No resulta nada fácil, a veces es casi imposible, vivir en armonía con todo el mundo, vivir tranquilos en medio del ruidoso desasosiego de la vida; del alboroto y las prisas a que estamos sometidos y que condicionan voluntades y perspectivas individuales.
De esa fatiga suelen nacer muchos miedos y, buscando paz por camino errático, terminamos refugiándonos en la soledad. Se puede vivir bien con la propia soledad, sólo hay que aceptarla, asumirla; tratar de convertirla en amiga y hacerla útil y fecunda.
Cada vez es mayor, en los países desarrollados, el número de personas solitarias. La gente marginada y, en general, los ancianos son los que más sufren como consecuencia de su soledad. Pero ésta no se remedia estando rodeado de gente. Porque es más bien un sello personal que se lleva dentro, uno mismo puede hacer que su soledad sea buena o mala, positiva o destructiva.
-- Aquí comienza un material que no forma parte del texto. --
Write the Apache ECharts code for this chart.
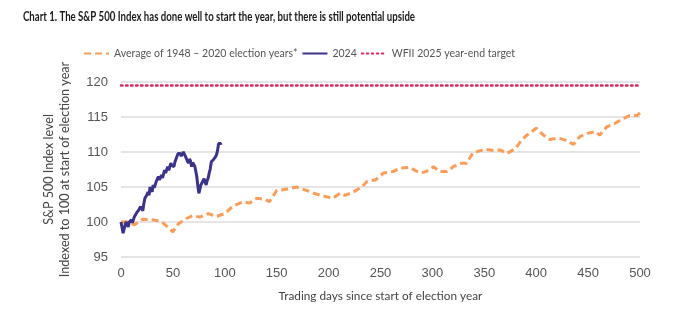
<!DOCTYPE html>
<html>
<head>
<meta charset="utf-8">
<script src="https://cdn.jsdelivr.net/npm/echarts@6/dist/echarts.min.js"></script>
<style>
  html, body { margin: 0; padding: 0; background: #fff; }
  #chart { width: 695px; height: 320px; }
</style>
</head>
<body>
<div id="chart"></div>
<script>
  // average path of election years, [trading day, index]
  var avgElection = [
    [0, 100.0], [5, 100.05], [13, 99.6], [21, 100.4], [31, 100.3], [39, 100.05], [45, 99.3], [50, 98.6],
    [55, 99.7], [63, 100.5], [69, 100.9], [76, 100.7], [84, 101.2], [92, 100.8], [100, 101.2], [108, 102.3],
    [118, 102.9], [124, 102.7], [131, 103.4], [139, 103.2], [143, 102.9], [150, 104.5], [160, 104.7],
    [169, 105.0], [177, 104.6], [188, 104.0], [198, 103.6], [204, 103.4], [211, 104.1], [216, 103.8],
    [224, 104.3], [232, 105.0], [237, 105.8], [245, 106.0], [253, 107.0], [262, 107.2], [269, 107.7],
    [278, 107.8], [288, 107.0], [294, 107.2], [301, 107.9], [307, 107.2], [314, 107.2], [320, 107.9],
    [328, 108.4], [333, 108.4], [339, 109.9], [351, 110.4], [359, 110.2], [365, 110.3], [372, 109.8],
    [380, 110.5], [386, 111.7], [391, 112.4], [400, 113.4], [407, 112.4], [413, 111.8], [421, 112.0],
    [428, 111.7], [436, 111.1], [442, 112.2], [450, 112.7], [457, 112.9], [461, 112.4], [468, 113.6],
    [476, 114.1], [484, 114.8], [490, 115.2], [497, 115.2], [500, 115.6]
  ]
  // 2024 so far
  var year2024 = [
    [0, 100.0], [1, 99.2], [2, 98.4], [3, 98.6], [4, 99.6], [5, 100.0], [6, 99.7], [7, 99.3], [8, 100.0],
    [10, 100.3], [11, 99.9], [12, 99.8], [13, 100.8], [15, 101.3], [17, 101.7], [19, 102.2], [20, 102.4],
    [21, 101.6], [22, 102.6], [23, 103.4], [25, 103.9], [26, 104.3], [27, 103.8], [28, 105.0], [29, 104.6],
    [30, 104.3], [31, 105.3], [32, 104.9], [33, 104.8], [34, 105.8], [35, 105.6], [36, 106.5], [37, 106.0],
    [38, 105.8], [39, 106.7], [40, 106.3], [41, 106.1], [42, 107.4], [43, 107.0], [44, 107.1], [45, 107.9],
    [46, 107.4], [47, 107.6], [48, 108.4], [49, 108.1], [50, 108.2], [51, 107.9], [52, 108.6], [53, 109.0],
    [55, 109.8], [56, 109.7], [57, 109.8], [58, 109.4], [59, 109.6], [60, 110.0], [61, 109.9], [62, 109.4],
    [63, 109.2], [64, 108.7], [65, 108.4], [66, 109.0], [67, 108.7], [68, 107.9], [69, 108.5], [70, 108.7],
    [71, 108.0], [72, 107.3], [73, 106.5], [74, 105.2], [75, 104.1], [76, 104.7], [77, 105.3], [78, 105.6],
    [79, 105.8], [80, 106.2], [81, 105.7], [82, 105.3], [83, 105.9], [84, 106.3], [85, 107.0], [86, 107.6],
    [87, 108.6], [88, 108.8], [89, 108.9], [90, 109.1], [91, 109.3], [92, 109.6], [93, 110.2], [94, 111.2],
    [95, 111.0], [96, 111.2], [97, 111.3]
  ]
  var targetLevel = 119.5
  var targetSpan = [0, 500]
  var seriesNames = ['Average of 1948 – 2020 election years*', '2024', 'WFII 2025 year-end target']

  var titleText = 'Chart 1. The S&P 500 Index has done well to start the year, but there is still potential upside'
  var xName = 'Trading days since start of election year'
  var yName1 = 'S&P 500 Index level'
  var yName2 = 'Indexed to 100 at start of election year'

  // the original uses a condensed face; squeeze the title sideways to the width it has there
  var font = 'Lato, "Liberation Sans", sans-serif'
  var ctx = document.createElement('canvas').getContext('2d')
  function textWidth(text, weight, size) {
    ctx.font = weight + ' ' + size + 'px ' + font
    return ctx.measureText(text).width
  }
  var titleSize = 12.5
  var titleScale = 392 / textWidth(titleText, 'bold', titleSize)
  var xNameSize = Math.round(10 * 12 * 204 / textWidth(xName, 'normal', 12)) / 10
  var yNameSize = Math.round(10 * 12 * 215 / textWidth(yName2, 'normal', 12)) / 10

  var chart = echarts.init(document.getElementById('chart'))
  chart.setOption({
    animation: false,
    graphic: [{
      type: 'text',
      x: 23,
      y: 10,
      scaleX: titleScale,
      style: {
        text: titleText,
        font: 'bold ' + titleSize + 'px ' + font,
        fill: '#1a1a1a'
      }
    }],
    legend: {
      data: seriesNames,
      left: 78,
      top: 43,
      itemWidth: 25,
      itemHeight: 10,
      itemGap: 4,
      itemStyle: { opacity: 0 },
      textStyle: { fontFamily: font, fontSize: 10.5, color: '#555' }
    },
    grid: { left: 121, right: 55, top: 82, bottom: 63 },
    xAxis: {
      type: 'value',
      min: 0,
      max: 500,
      interval: 50,
      name: xName,
      nameLocation: 'middle',
      nameGap: 33,
      nameTextStyle: { fontFamily: font, fontSize: xNameSize, color: '#444' },
      axisLine: { show: false },
      axisTick: { show: false },
      splitLine: { show: false },
      axisLabel: { fontFamily: '"Liberation Sans", sans-serif', fontSize: 13, color: '#555', margin: 10 }
    },
    yAxis: {
      type: 'value',
      min: 95,
      max: 120,
      interval: 5,
      name: yName1 + '\n' + yName2,
      nameLocation: 'middle',
      nameGap: 48,
      nameTextStyle: { fontFamily: font, fontSize: yNameSize, color: '#444', lineHeight: 16 },
      axisLine: { show: false },
      axisTick: { show: false },
      splitLine: { lineStyle: { color: '#dcdcdc', width: 1.5 } },
      axisLabel: { fontFamily: '"Liberation Sans", sans-serif', fontSize: 13, color: '#555', margin: 13 }
    },
    series: [
      {
        name: seriesNames[0],
        type: 'line',
        data: avgElection,
        symbol: 'none',
        itemStyle: { color: '#f99d5a' },
        lineStyle: { color: '#f99d5a', width: 3, type: [7, 4] },
        z: 2
      },
      {
        name: seriesNames[1],
        type: 'line',
        data: year2024,
        symbol: 'none',
        itemStyle: { color: '#3b3388' },
        lineStyle: { color: '#3b3388', width: 3 },
        z: 3
      },
      {
        name: seriesNames[2],
        type: 'line',
        data: [[targetSpan[0], targetLevel], [targetSpan[1], targetLevel]],
        symbol: 'none',
        itemStyle: { color: '#d42a5c' },
        lineStyle: { color: '#d42a5c', width: 2.5, type: [1.5, 3.5], cap: 'round' },
        z: 2
      }
    ]
  })
</script>
</body>
</html>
La que nos destruye, casi siempre es hija del aburrimiento o inactividad; nos obliga a estar pendientes de los demás, en actitud pasiva e inerte, sin fuerza interior ni generosidad solidaria. Es el equivalente a una lenta agonía existencial.
Para evitar el vacío abismal que pueda producir en nosotros la soledad, nada mejor que abrir puertas en nuestros corazones. Un corazón con puertas abiertas es parcela de mies a punto de recoger. Por el contrario, un corazón con puertas cerradas es desierto agotador de cosechas.
<Ábreme la puerta, madre,
que en la calle hay soledad,
y si la puerta no abres,
no existe fraternidad>
En aquel pueblo de mi infancia jamás se cerraban las puertas. Por eso no tenía vivienda la soledad. Otra época muy distinta es la de nuestros días, en la que hemos cerrado las puertas con cerrojos de seguridad, alarmas y puertas blindadas. Tengo la sensación de que la cultura de puertas cerradas está enterrando el gozo de fraternizar.
Nacen los fanatismos, proliferan las sectas encerradas en sí mismas, cada vez hay más brotes de xenofobia y racismo y la política de partidos nos ha enseñado que las puertas se abren para unos y se cierran para otros.
No podemos, ni debemos, estar ciegos a estos tiempos de progreso, pero cada vez que una puerta se cierra, una luz se apaga en el mundo.
Mirando el fiel de la balanza al sopesar el corazón del hombre, quizás nuestros ojos sean capaces de ver que ya son demasiadas las luces que se están apagando.